Tracking and Storing Memory Usage Per Task

Hi all,

I am looking for a way to track and store memory usage per task, including peak, min, and max memory usage per task. Similar to how one can use performance_metric to store various metrics to an html summary file, I’d also like to keep track of the memory usage of my tasks.

I’ve come across the package dask-memusage, but it only works when you have a cluster with workers running on a single-thread.

Are there any tools you guys recommend or any internal APIs I could use to achieve this?

Thank you!

Hi @mronda, welcome to Dask Discourse forum!

It is very hard to get memory usage per task if your Worker process has several threads, because on system level you get the memory usage of a process. I guess having the memory usage per task would mean computing the memory footprint of the Python structures used in this task, which sounds hard.

So I’m not sure this is feasible in a multi threaded context.

You can have a look to Fine Performance Metrics — Dask.distributed 2024.7.1 documentation for an API to record metrics, but I still don’t know how to get the numbers you want.

cc @martindurant @crusaderky.

Hi @guillaumeeb ,

Thank you for your response! Will look into those docs right now.

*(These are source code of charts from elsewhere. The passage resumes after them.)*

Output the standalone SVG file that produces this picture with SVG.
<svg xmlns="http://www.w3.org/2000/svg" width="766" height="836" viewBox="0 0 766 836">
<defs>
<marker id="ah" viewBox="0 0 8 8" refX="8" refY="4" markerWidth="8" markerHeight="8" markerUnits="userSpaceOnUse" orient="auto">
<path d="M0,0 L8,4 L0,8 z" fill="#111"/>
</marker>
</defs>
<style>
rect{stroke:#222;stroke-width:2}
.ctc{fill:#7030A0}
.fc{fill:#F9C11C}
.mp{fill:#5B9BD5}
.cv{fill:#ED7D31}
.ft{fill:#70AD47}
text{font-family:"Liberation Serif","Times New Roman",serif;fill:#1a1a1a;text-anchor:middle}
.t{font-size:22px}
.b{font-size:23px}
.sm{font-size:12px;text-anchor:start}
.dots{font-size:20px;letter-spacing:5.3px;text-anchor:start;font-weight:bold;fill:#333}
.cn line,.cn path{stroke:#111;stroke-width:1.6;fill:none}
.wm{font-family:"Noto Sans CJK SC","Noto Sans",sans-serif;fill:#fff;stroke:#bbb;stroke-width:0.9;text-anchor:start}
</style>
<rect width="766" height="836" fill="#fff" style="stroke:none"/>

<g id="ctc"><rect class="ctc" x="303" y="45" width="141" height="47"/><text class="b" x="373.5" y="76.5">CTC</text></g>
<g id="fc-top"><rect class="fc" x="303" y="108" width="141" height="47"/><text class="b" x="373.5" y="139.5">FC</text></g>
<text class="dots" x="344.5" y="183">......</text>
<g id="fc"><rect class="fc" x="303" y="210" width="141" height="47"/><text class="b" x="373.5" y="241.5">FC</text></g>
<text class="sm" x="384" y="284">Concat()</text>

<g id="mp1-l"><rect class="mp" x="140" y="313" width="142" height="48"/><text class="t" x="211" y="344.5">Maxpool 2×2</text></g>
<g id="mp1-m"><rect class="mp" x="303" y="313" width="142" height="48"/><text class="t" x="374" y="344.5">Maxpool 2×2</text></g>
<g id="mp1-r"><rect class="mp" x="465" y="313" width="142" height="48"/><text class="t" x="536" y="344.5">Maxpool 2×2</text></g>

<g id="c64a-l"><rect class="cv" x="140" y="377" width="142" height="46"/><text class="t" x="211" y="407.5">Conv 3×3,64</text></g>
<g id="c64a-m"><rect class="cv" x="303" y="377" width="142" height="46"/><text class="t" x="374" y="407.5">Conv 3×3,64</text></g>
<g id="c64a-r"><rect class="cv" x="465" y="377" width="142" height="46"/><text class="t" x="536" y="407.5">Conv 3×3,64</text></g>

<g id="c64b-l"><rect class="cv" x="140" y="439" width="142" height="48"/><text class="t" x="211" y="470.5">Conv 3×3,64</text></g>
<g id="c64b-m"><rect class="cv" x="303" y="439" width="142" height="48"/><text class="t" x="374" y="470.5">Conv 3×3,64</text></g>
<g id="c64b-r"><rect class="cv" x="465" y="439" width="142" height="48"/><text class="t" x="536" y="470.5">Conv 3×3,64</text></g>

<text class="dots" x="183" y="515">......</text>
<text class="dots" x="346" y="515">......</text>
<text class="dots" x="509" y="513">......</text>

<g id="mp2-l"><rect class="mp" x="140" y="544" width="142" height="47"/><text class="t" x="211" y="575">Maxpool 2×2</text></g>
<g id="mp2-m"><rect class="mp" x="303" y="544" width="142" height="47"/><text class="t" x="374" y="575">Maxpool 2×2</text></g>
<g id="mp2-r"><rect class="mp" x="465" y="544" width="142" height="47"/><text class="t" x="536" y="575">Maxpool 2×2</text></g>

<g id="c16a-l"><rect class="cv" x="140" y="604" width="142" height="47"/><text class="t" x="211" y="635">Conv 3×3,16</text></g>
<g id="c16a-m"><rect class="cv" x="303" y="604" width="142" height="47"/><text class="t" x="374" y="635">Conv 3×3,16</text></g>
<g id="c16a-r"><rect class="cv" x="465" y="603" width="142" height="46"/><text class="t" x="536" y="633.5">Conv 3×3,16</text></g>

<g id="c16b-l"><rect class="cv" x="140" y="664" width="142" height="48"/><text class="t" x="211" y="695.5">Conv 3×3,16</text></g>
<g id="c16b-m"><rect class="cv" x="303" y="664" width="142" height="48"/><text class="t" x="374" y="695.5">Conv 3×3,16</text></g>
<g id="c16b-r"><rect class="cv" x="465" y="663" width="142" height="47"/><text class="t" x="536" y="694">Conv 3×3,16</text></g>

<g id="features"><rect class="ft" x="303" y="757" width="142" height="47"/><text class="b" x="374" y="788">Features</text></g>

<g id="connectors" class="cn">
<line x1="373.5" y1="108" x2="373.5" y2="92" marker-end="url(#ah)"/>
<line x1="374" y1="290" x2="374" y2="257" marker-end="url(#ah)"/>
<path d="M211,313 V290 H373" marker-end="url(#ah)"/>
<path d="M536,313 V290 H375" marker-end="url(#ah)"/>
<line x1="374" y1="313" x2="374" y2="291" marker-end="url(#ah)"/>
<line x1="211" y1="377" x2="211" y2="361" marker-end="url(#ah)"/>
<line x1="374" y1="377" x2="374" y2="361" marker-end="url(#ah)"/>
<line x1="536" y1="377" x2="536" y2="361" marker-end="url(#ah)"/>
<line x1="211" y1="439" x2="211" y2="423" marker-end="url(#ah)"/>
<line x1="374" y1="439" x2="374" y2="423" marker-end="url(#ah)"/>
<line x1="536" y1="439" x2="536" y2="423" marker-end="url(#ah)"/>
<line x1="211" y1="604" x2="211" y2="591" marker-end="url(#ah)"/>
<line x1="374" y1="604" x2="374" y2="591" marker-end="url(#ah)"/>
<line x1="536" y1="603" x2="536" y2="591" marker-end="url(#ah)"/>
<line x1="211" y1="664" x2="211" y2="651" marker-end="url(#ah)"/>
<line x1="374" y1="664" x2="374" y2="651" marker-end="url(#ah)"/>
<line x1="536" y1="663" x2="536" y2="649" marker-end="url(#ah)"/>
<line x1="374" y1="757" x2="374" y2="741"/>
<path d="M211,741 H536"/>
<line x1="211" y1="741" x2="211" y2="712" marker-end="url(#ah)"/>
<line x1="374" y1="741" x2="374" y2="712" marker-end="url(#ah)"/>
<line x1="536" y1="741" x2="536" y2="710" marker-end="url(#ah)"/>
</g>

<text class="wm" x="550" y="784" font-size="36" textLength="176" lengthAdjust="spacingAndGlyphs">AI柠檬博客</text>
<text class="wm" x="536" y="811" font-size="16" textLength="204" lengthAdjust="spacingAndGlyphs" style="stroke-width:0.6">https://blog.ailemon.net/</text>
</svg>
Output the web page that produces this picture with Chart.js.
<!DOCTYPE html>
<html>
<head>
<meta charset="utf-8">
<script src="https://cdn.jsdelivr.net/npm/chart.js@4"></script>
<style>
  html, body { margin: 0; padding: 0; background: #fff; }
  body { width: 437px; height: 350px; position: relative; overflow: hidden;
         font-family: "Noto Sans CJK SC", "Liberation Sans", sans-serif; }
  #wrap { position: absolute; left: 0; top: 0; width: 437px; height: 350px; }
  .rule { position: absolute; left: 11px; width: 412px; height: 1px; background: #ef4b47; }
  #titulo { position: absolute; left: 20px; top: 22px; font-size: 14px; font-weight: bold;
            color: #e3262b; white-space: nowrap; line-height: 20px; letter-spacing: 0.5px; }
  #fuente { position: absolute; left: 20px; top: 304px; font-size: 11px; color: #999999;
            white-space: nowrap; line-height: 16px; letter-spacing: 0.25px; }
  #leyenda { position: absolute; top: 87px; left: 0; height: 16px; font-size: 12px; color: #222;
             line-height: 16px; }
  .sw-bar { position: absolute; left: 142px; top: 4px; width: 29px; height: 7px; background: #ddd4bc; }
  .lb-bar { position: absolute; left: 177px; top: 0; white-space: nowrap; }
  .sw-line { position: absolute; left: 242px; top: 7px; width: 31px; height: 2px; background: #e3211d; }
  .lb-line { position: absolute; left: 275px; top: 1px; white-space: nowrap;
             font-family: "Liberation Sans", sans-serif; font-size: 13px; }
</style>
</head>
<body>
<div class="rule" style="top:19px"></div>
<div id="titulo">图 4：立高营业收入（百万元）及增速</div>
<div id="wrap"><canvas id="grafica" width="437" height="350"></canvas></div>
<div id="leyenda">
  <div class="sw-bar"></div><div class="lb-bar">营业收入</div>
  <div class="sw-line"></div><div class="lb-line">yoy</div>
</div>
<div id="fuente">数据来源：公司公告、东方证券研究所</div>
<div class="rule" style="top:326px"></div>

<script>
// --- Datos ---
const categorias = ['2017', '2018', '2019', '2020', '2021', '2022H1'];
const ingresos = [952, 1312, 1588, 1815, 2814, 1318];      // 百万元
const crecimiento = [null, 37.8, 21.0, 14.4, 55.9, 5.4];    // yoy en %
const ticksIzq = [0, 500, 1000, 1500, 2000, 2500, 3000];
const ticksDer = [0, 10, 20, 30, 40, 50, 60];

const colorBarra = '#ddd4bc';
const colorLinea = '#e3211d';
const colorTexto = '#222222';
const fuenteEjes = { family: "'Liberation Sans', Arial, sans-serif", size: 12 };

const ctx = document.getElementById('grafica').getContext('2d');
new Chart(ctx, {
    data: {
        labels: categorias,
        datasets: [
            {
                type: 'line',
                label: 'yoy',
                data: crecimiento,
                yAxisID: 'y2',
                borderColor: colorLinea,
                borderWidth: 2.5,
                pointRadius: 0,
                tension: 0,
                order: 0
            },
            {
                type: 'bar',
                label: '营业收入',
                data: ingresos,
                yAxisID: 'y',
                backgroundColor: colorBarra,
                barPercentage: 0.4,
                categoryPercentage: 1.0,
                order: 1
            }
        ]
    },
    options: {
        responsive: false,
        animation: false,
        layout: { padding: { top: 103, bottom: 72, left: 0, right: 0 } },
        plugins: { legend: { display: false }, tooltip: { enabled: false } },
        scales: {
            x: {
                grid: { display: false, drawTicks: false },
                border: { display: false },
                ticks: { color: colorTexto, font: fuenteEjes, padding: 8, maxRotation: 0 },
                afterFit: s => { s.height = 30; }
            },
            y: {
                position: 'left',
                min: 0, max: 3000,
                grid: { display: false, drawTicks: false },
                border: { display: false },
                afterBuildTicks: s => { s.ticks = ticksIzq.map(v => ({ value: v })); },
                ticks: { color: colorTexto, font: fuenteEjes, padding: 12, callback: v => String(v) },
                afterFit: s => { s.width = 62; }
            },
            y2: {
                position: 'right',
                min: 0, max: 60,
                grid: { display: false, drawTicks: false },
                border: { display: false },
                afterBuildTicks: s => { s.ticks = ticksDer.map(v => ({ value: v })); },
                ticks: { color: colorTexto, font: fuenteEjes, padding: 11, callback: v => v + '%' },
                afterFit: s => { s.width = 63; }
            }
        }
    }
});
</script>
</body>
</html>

What do you think about this approach ? → I wrote a quick SchedulerPlugin that periodically pulls data from scheduler.workers.values() and stores metrics like memory_percent in a file. My goal is to monitor the total worker memory usage for each of my experiments, which will later help me fine-tune performance. I used this code for inspiration:

distributed/dashboard/components/scheduler.py#L4254

Dummy example running:

install(cluster.scheduler, "experiment_memory.csv")  

def test_function(i, size_in_gb =2):
    elements = (size_in_gb * (1024 ** 3)) // np.dtype(np.float64).itemsize
    large_array = np.random.random(elements )
    time.sleep(10)
    return i*2

f = [client.submit(test_function, i, size_in_gb=2, pure=False) for i in range(8)]
r = client.gather(f)

Creates a file like this:
image

Curious, is there a more efficient way to pull data from WorkerTable and store somewhere?

Thanks again for taking a look at this! :slight_smile:

This sounds like a nice solution. You also already have those Metrics exposed as a Prometheus endpoint: Prometheus monitoring — Dask.distributed 2024.7.1+10.gc44ad22 documentation.

cc @jacobtomlinson

Hi @guillaumeeb , thank you! Are there any examples pulling metrics from prometheus endpoint? And maybe in another topic ( I can ask in another post ) , can I publish custom metrics to prometheus endpoint ? Id always wanted to publish my own custom metrics to later visualize . I asked a long time to do something like this but got nowhere :smiley:

Thanks!

I will let @jacobtomlinson answer those last questions, because I’m not sure of the answers.

Getting back to memory profiling, I just came aware of the dask memray plugin in another new post!

2 Likes

Promtheus endpoints are just an HTTP endpoint with a specific format. Of course the most common way to collect that data is with Prometheus itself, but you could just peridically curl the endpoint and store the data however you like.

Make sure you have the prometheus_client package installed and then access <dask scheduler IP>:8787/metrics.

You could add more metrics via a scheduler plugin. We don’t have any documentation on this so you will need to look at how the current metrics are implemented.

2 Likes